The longitudinal stability reduction associated with a more modest rearward shift of CG shows by the elevator stick return forces increasing less steeply when the airspeed moves away from the trimmed airspeed. Effectively the curve shown in the above graph becomes flatter.

 

BFF CL System typical change in level flight elevator control feel with change in aircraft CG position.

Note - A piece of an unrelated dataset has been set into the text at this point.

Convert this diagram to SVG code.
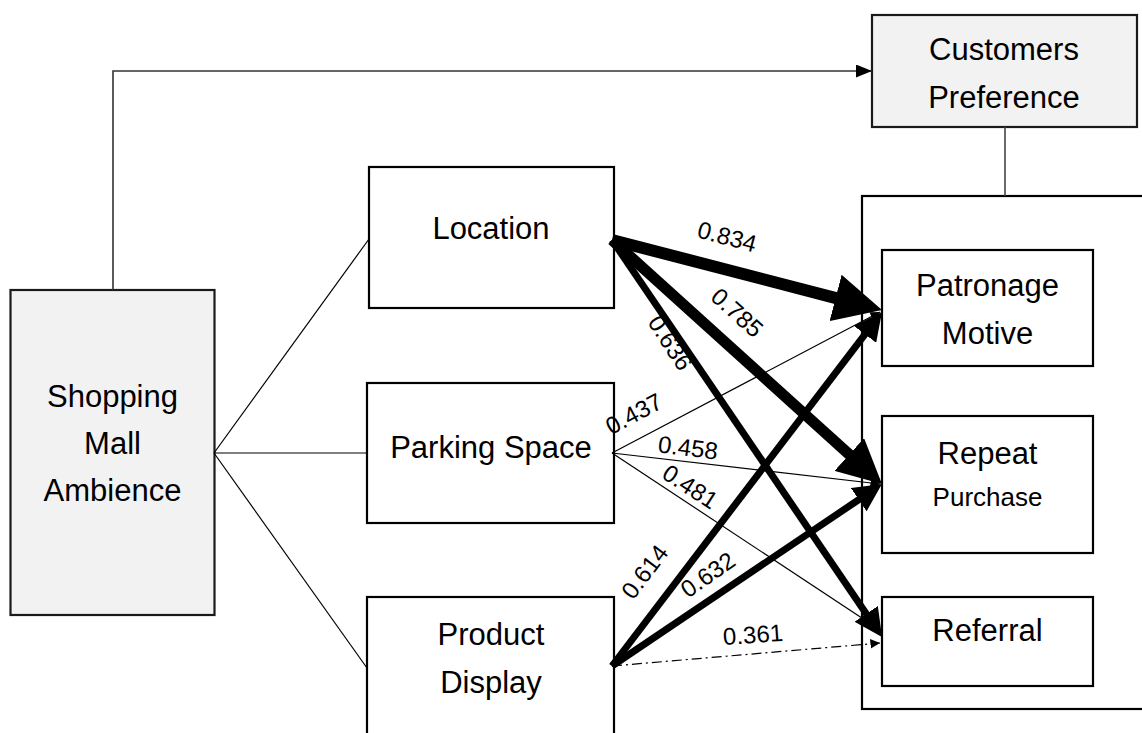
<svg xmlns="http://www.w3.org/2000/svg" width="1142" height="733" viewBox="0 0 1142 733">
<style>
.box{fill:#fff;stroke:#000;stroke-width:2.2}
.gbox{fill:#f2f2f2;stroke:#1a1a1a;stroke-width:2.2}
.lbl{font-family:"Liberation Sans",Arial,sans-serif;font-size:31px;fill:#000;text-anchor:middle}
.num{font-family:"Liberation Sans",Arial,sans-serif;font-size:24px;fill:#000;text-anchor:middle}
.thin{stroke:#000;stroke-width:1.2;fill:none}
.thick{stroke:#000;fill:none}
</style>
<defs>
<marker id="ah" viewBox="0 0 10 10" refX="3" refY="5" markerWidth="4" markerHeight="4" orient="auto" markerUnits="strokeWidth">
<path d="M0,0 L10,5 L0,10 z" fill="#000"/>
</marker>
<marker id="ahs" viewBox="0 0 10 10" refX="10" refY="5" markerWidth="8" markerHeight="8" orient="auto" markerUnits="strokeWidth">
<path d="M0,0 L10,5 L0,10 z" fill="#000"/>
</marker>
<marker id="ahtop" viewBox="0 0 10 10" refX="10" refY="5" markerWidth="16" markerHeight="13" orient="auto" markerUnits="userSpaceOnUse" preserveAspectRatio="none">
<path d="M0,0 L10,5 L0,10 z" fill="#000"/>
</marker>
</defs>

<g id="customers-preference">
<rect class="gbox" x="872" y="15" width="265" height="112"/>
<text class="lbl" x="1004" y="60">Customers</text>
<text class="lbl" x="1004" y="108">Preference</text>
</g>

<g id="outcome-group">
<rect x="862" y="196" width="290" height="513" fill="none" stroke="#000" stroke-width="2.2"/>
</g>

<g id="shopping-mall-ambience">
<rect class="gbox" x="10.5" y="290" width="204" height="325"/>
<text class="lbl" x="112.5" y="407">Shopping</text>
<text class="lbl" x="112.5" y="454">Mall</text>
<text class="lbl" x="112.5" y="501">Ambience</text>
</g>

<g id="location">
<rect class="box" x="369" y="167" width="245" height="141"/>
<text class="lbl" x="491" y="239">Location</text>
</g>

<g id="parking-space">
<rect class="box" x="367" y="383" width="247" height="140"/>
<text class="lbl" x="491" y="458">Parking Space</text>
</g>

<g id="product-display">
<rect class="box" x="367" y="597" width="247" height="150"/>
<text class="lbl" x="491" y="645">Product</text>
<text class="lbl" x="491" y="693">Display</text>
</g>

<g id="patronage-motive">
<rect class="box" x="882" y="250" width="211" height="116"/>
<text class="lbl" x="987.5" y="296">Patronage</text>
<text class="lbl" x="987.5" y="344">Motive</text>
</g>

<g id="repeat-purchase">
<rect class="box" x="882" y="416" width="211" height="137"/>
<text class="lbl" x="987.5" y="464">Repeat</text>
<text class="lbl" x="987.5" y="506" style="font-size:26px">Purchase</text>
</g>

<g id="referral">
<rect class="box" x="882" y="597" width="211" height="89"/>
<text class="lbl" x="987.5" y="641">Referral</text>
</g>

<g id="connectors">
<polyline points="113,290 113,71 872,71" fill="none" stroke="#333" stroke-width="1.6" marker-end="url(#ahtop)"/>
<line x1="1005" y1="127" x2="1005" y2="196" stroke="#444" stroke-width="1.6"/>
<line class="thin" x1="214" y1="453" x2="369" y2="239"/>
<line class="thin" x1="214" y1="453" x2="367" y2="453"/>
<line class="thin" x1="214" y1="453" x2="367" y2="668"/>

<line class="thin" x1="612" y1="453" x2="880" y2="312" marker-end="url(#ahs)"/>
<line class="thin" x1="612" y1="453" x2="880" y2="484" marker-end="url(#ahs)"/>
<line class="thin" x1="612" y1="453" x2="880" y2="630" marker-end="url(#ahs)"/>
<line class="thin" x1="612" y1="666" x2="880" y2="643" stroke-dasharray="10 4 2 4" marker-end="url(#ahs)"/>

<line class="thick" x1="612" y1="240" x2="849.5" y2="301.6" stroke-width="12" marker-end="url(#ah)"/>
<line class="thick" x1="612" y1="240" x2="859.1" y2="463.3" stroke-width="11" marker-end="url(#ah)"/>
<line class="thick" x1="612" y1="240" x2="871" y2="620.8" stroke-width="7" marker-end="url(#ah)"/>
<line class="thick" x1="612" y1="666" x2="870.1" y2="327.6" stroke-width="7" marker-end="url(#ah)"/>
<line class="thick" x1="612" y1="666" x2="865.7" y2="495" stroke-width="7" marker-end="url(#ah)"/>

<text class="num" transform="translate(727,237) rotate(15)" y="8">0.834</text>
<text class="num" transform="translate(737,313) rotate(42)" y="8">0.785</text>
<text class="num" transform="translate(670,343) rotate(57)" y="8">0.636</text>
<text class="num" transform="translate(634,414) rotate(-28)" y="8">0.437</text>
<text class="num" transform="translate(688,448) rotate(7)" y="8">0.458</text>
<text class="num" transform="translate(690,487) rotate(33)" y="8">0.481</text>
<text class="num" transform="translate(645,572) rotate(-53)" y="8">0.614</text>
<text class="num" transform="translate(708,575) rotate(-35)" y="8">0.632</text>
<text class="num" transform="translate(753,635) rotate(-4)" y="8">0.361</text>
</g>
</svg>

The graph on the left shows this effect with the BFF CL System - it shows elevator stick force v true airspeed for a light GA aircraft in FSX trimmed at 130 knots and in level (1G) flight. The steeper curve shows the response with the CG at a relatively forward position of approx 20% of wing chord, the shallower curve shows the effect of moving the CG rearwards to about 45% of the wing chord. The overall aircraft weight is the same for both flights.

 

You can see that the CG = 45% out-of-trim forces are much less than those at CG = 20%. The stick returning forces in the CG = 45% chord case are about half the strength of those in the CG = 20% chord case for a given difference between actual and trimmed airspeed. In the CG = 45% case the simulated aircraft was prone to strong pitch oscillations and required much more concentration to fly.

 

The BFF CL System accommodates these behaviours for aircraft with reversible controls - the pilot will feel the correct characteristic changes to the control feel associated with rearward shift of the aircraft CG. Movement in airspeed away from the trimmed airspeed will become less noticeable through the elevator stick force when aircraft CG is moved rearward.

 

Although the force levels may not match exactly those of the real aircraft the simmer will feel the correct general behaviours in the force feel which adds further to the realism of the flight simulation when flight controls using the BFF CL system are in use.